Dans Les livres ont la parole (RTL), ce que j'ai entendu à ce sujet ne me rassure pas complètement. Il paraît que Guillaume Musso a un culot monstre, qu'il ose tout. Pensez donc! Il introduit un personnage de fiction dans la fiction! Quelle audace!
Et je me trompe probablement en ayant la vague impression que cela a déjà été fait quelque part, et souvent... (05'06"-06'02")

J'ai davantage de sympathie pour Katherine Pancol dont le troisième (et dernier?) volet de l'énorme feuilleton commencé avec Les yeux jaunes des crocodiles est l'autre énorme succès du moment. Je ne vous donnerai pas non plus les chiffres du tirage, de la mise en place chez les libraires, des réimpressions, etc. Mais j'ai lu Les écureuils de Central Park sont tristes le lundi, comme j'avais lu les deux volumes précédents (celui-ci est le plus épais). Et je peux donc vous en dire un mot. (Pour le détail, il faudra se reporter à cet article.)
On ne s'ennuie pas chez Pancol. Pas souvent. Je me suis parfois dit qu'elle aurait pu couper deux ou trois cents pages (enfin, c'est peut-être parce que je me devais d'aller jusqu'au bout avant d'en parler, et que cela m'aurait permis de lire autre chose). Mais l'histoire tient la route, les personnages sont bien campés - surtout si on a pris le temps de s'habituer à eux depuis le début et Joséphine, l'héroïne, est attachante.
D'ailleurs, écoutez comment la romancière raconte, dans Regarde les hommes changer (Europe 1), la naissance de Joséphine. (06'02"-09'01")

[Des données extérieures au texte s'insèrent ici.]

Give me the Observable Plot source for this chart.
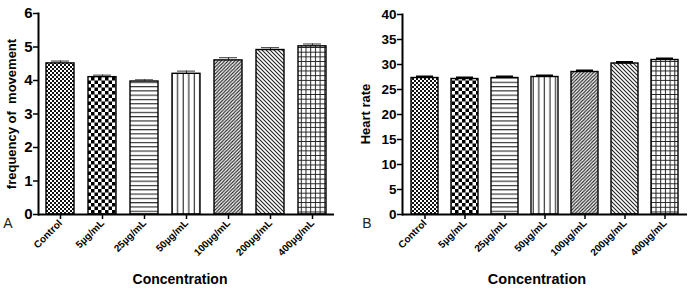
<!DOCTYPE html>
<html><head><meta charset="utf-8">
<script src="https://cdn.jsdelivr.net/npm/d3@7"></script>
<script src="https://cdn.jsdelivr.net/npm/@observablehq/plot@0.6"></script>
<style>
body{margin:0;background:#fff;}
#wrap{display:flex;width:698px;height:289px;overflow:hidden;}
#wrap svg{display:block;}
</style></head><body><div id="wrap"></div>
<script>
// ---- data ----
const categories = ["Control", "5µg/mL", "25µg/mL", "50µg/mL", "100µg/mL", "200µg/mL", "400µg/mL"];
const freqValues = [4.51, 4.10, 3.97, 4.20, 4.60, 4.91, 5.02];
const freqErrors = [0.07, 0.06, 0.05, 0.08, 0.08, 0.07, 0.07];
const heartValues = [27.3, 27.1, 27.3, 27.5, 28.5, 30.2, 30.9];
const heartErrors = [0.25, 0.25, 0.25, 0.25, 0.25, 0.25, 0.25];
const freqTicks = [0, 1, 2, 3, 4, 5, 6];
const heartTicks = [0, 5, 10, 15, 20, 25, 30, 35, 40];

// ---- styles ----
const patternIds = ["fineChecker", "checker", "hlines", "vlines", "diagUp", "diagDown", "grid"];
const FONT = "'Liberation Sans', Arial, Helvetica, sans-serif";

function addPatterns(svg, id) {
  const defs = d3.select(svg).insert("defs", ":first-child");
  const pat = (name, w, h) => {
    const p = defs.append("pattern").attr("id", `${id}-${name}`)
      .attr("patternUnits", "userSpaceOnUse").attr("width", w).attr("height", h);
    p.append("rect").attr("width", w).attr("height", h).attr("fill", "white");
    return p;
  };
  pat("fineChecker", 4, 4).append("path").attr("d", "M0,0h2v2h-2zM2,2h2v2h-2z").attr("fill", "#111");
  pat("checker", 7, 7).append("path").attr("d", "M0,0h3.5v3.5h-3.5zM3.5,3.5h3.5v3.5h-3.5z").attr("fill", "#000");
  pat("hlines", 10, 4.3).append("path").attr("d", "M0,0.6H10").attr("stroke", "#222").attr("stroke-width", 1.1);
  pat("vlines", 5.6, 10).append("path").attr("d", "M4,0V10").attr("stroke", "#222").attr("stroke-width", 1.1);
  pat("diagUp", 3.4, 3.4).append("path").attr("d", "M0,3.4L3.4,0M-1,1L1,-1M2.4,4.4L4.4,2.4").attr("stroke", "#222").attr("stroke-width", 1.1);
  pat("diagDown", 4, 4).append("path").attr("d", "M0,0L4,4M-1,3L1,5M3,-1L5,1").attr("stroke", "#222").attr("stroke-width", 1.1);
  pat("grid", 4.7, 4.7).append("path").attr("d", "M0,0.5H4.7M0.5,0V4.7").attr("stroke", "#222").attr("stroke-width", 1);
}

function panel(o) {
  const data = categories.map((c, i) => ({cat: c, v: o.values[i], e: o.errors[i], pat: `url(#${o.id}-${patternIds[i]})`}));
  const svg = Plot.plot({
    width: o.width, height: 289,
    marginLeft: o.marginLeft, marginRight: o.marginRight, marginTop: o.marginTop, marginBottom: 75,
    style: {fontFamily: FONT, background: "white", color: "black", overflow: "visible"},
    x: {domain: categories, paddingInner: 0.333, paddingOuter: o.paddingOuter, label: null},
    y: {domain: o.yDomain, label: null},
    color: {type: "identity"},
    marks: [
      Plot.barY(data, {x: "cat", y: "v", fill: "pat", stroke: "black", strokeWidth: 1.4}),
      Plot.ruleX(data, {x: "cat", y1: "v", y2: d => d.v + d.e, stroke: "#222", strokeWidth: o.errWidth}),
      Plot.tickY(data, {x: "cat", y: d => d.v + d.e, insetLeft: 5, insetRight: 5, stroke: o.errColor, strokeWidth: o.errWidth}),
      Plot.axisY({ticks: o.ticks, tickFormat: d3.format("d"), tickSize: 5, tickPadding: 1, label: null,
        strokeWidth: 1.5, fontSize: o.tickFont, fontWeight: "bold"}),
      Plot.axisX({tickRotate: -45, tickSize: 5, tickPadding: 2, label: null, strokeWidth: 1.5,
        fontSize: 10, fontWeight: "bold"}),
      Plot.frame({anchor: "left", strokeWidth: 2}),
      Plot.ruleY([0], {strokeWidth: 2})
    ]
  });
  addPatterns(svg, o.id);
  const s = d3.select(svg);
  s.append("text").attr("transform", `translate(${o.ylabelX},114) rotate(-90)`)
    .attr("text-anchor", "middle").attr("font-size", 13).attr("font-weight", "bold")
    .attr("font-family", FONT).attr("fill", "black").text(o.ylabel);
  s.append("text").attr("x", o.letterX).attr("y", 228).attr("font-size", 14)
    .attr("font-family", FONT).attr("fill", "#222").text(o.letter);
  s.append("text").attr("x", o.titleX).attr("y", 284).attr("text-anchor", "middle")
    .attr("font-size", o.titleFont).attr("font-weight", "bold").attr("font-family", FONT)
    .attr("fill", "black").text("Concentration");
  return svg;
}

const wrap = document.getElementById("wrap");
wrap.append(panel({
  id: "pa", values: freqValues, errors: freqErrors, yDomain: [0, 6], ticks: freqTicks,
  width: 350, marginLeft: 38, marginRight: 16, marginTop: 13, paddingOuter: 0.19,
  tickFont: 15, errWidth: 1, errColor: "#333", ylabel: "frequency of  movement", ylabelX: 16,
  letter: "A", letterX: 8, titleX: 180, titleFont: 14
}));
wrap.append(panel({
  id: "pb", values: heartValues, errors: heartErrors, yDomain: [0, 40], ticks: heartTicks,
  width: 348, marginLeft: 52, marginRight: 11, marginTop: 14, paddingOuter: 0.145,
  tickFont: 13.5, errWidth: 2.5, errColor: "#000", ylabel: "Heart rate", ylabelX: 20,
  letter: "B", letterX: 17, titleX: 187, titleFont: 14.5
}));
</script>
</body></html>
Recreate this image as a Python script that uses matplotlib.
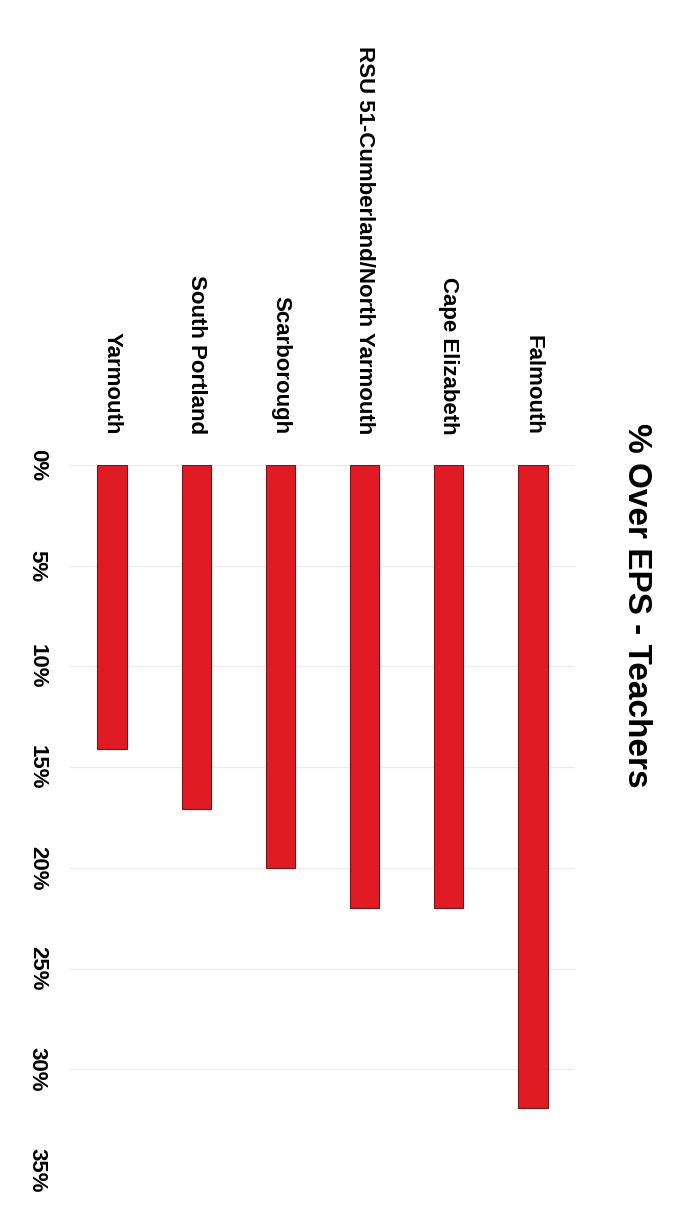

On va finir comme on avait commencé, en musique - mais pas du même genre -, avec Patricia Petibon qui chante des airs baroques italiens sur Rosso. Elle était invitée au Rendez-vous (France Culture) et la présentation de l'album est si enthousiaste que je vous la livre telle quelle.
"Une chanteuse dont la seule apparition suffit à vous mettre de bonne humeur – même si vous savez que ce qu’elle va chanter sera grave, émouvant ou pathétique, et que l’orchestre déjà vous le fait entrevoir. On prend du plaisir même à la tristesse: n’est-ce pas étrange ? Et il augmente encore dès qu’elle ouvre la bouche. Les difficultés de la vie se sont effacées. Déjà vous les avez oubliées.
Patricia Petibon réussit ce prodige: elle vous rend heureux alors que ce qu’elle chante vous fait venir les larmes aux yeux... Mais le plus étonnant dans le programme qu’elle nous propose sur cet album est que ses qualités particulières correspondent si bien à la musique qu’elle nous offre. Elle chante toutes sortes de musiques, de Lully et Haendel à Bernstein, en passant par Mozart et Debussy, avec une affection particulière pour la musique baroque. Pourtant, ce n’est pas par elle qu’elle a commencé. «Quand je suis arrivée au Conservatoire de Paris, dit-elle, et que j’ai étudié avec Rachel Yakar, j’ai travaillé avec elle toutes sortes de musiques. Je chantais alors Zerbinetta dans Ariane à Naxos de Richard Strauss. Je continue à aimer toutes les musiques ensemble: chanter le rôle d’une religieuse dans les Dialogues des Carmélites de Francis Poulenc, c’est aussi émouvant que donner sa voix à toutes les amoureuses que j’ai enregistrées.» Quant à la musique baroque, c’est la rencontre avec William Christie qui l’a, reconnaît-elle «orientée dans ce sens».
La musique qu’elle nous propose dans cet enregistrement constitue comme un concentré de ce que fut l’opéra, né en Italie et répandu à travers l’Europe. La sensibilité baroque, le goût, le plaisir en ce temps-là, ne pouvaient se satisfaire d’une déclamation musicale spianata (simple et naturelle). Il leur fallait la surprise, l’émotion, l’émerveillement. Les compositeurs, comme leur public – et les chanteurs plus encore – désiraient une sorte de merveilleux, une féérie, et même un peu de folie, par la voix: un style fiorito. La poésie, devenue serva de la musique, cherche à caractériser les affetti et donne naissance à une forme close, l’aria con da capo, permettant la transcription lyrique, dramatique ou légère, du sentiment et donnant au chanteur la possibilité de le développer par la virtuosité. Il doublait ainsi l’émotion par l’émerveillement. L’univers baroque se situe délibérément dans l’irréel, et le merveilleux vocal répond à ce qu’était alors la mise en scène pleine d’apparitions, de vols et de nuages. Il répond par les sons à l’émotion lyrique de la Sainte Thérèse du Bernin, tout comme la virtuosité architecturale de Borromini accompagne celle des chanteurs." (09'01"-11'32")

Générique, fin, et à la semaine prochaine si tout va bien.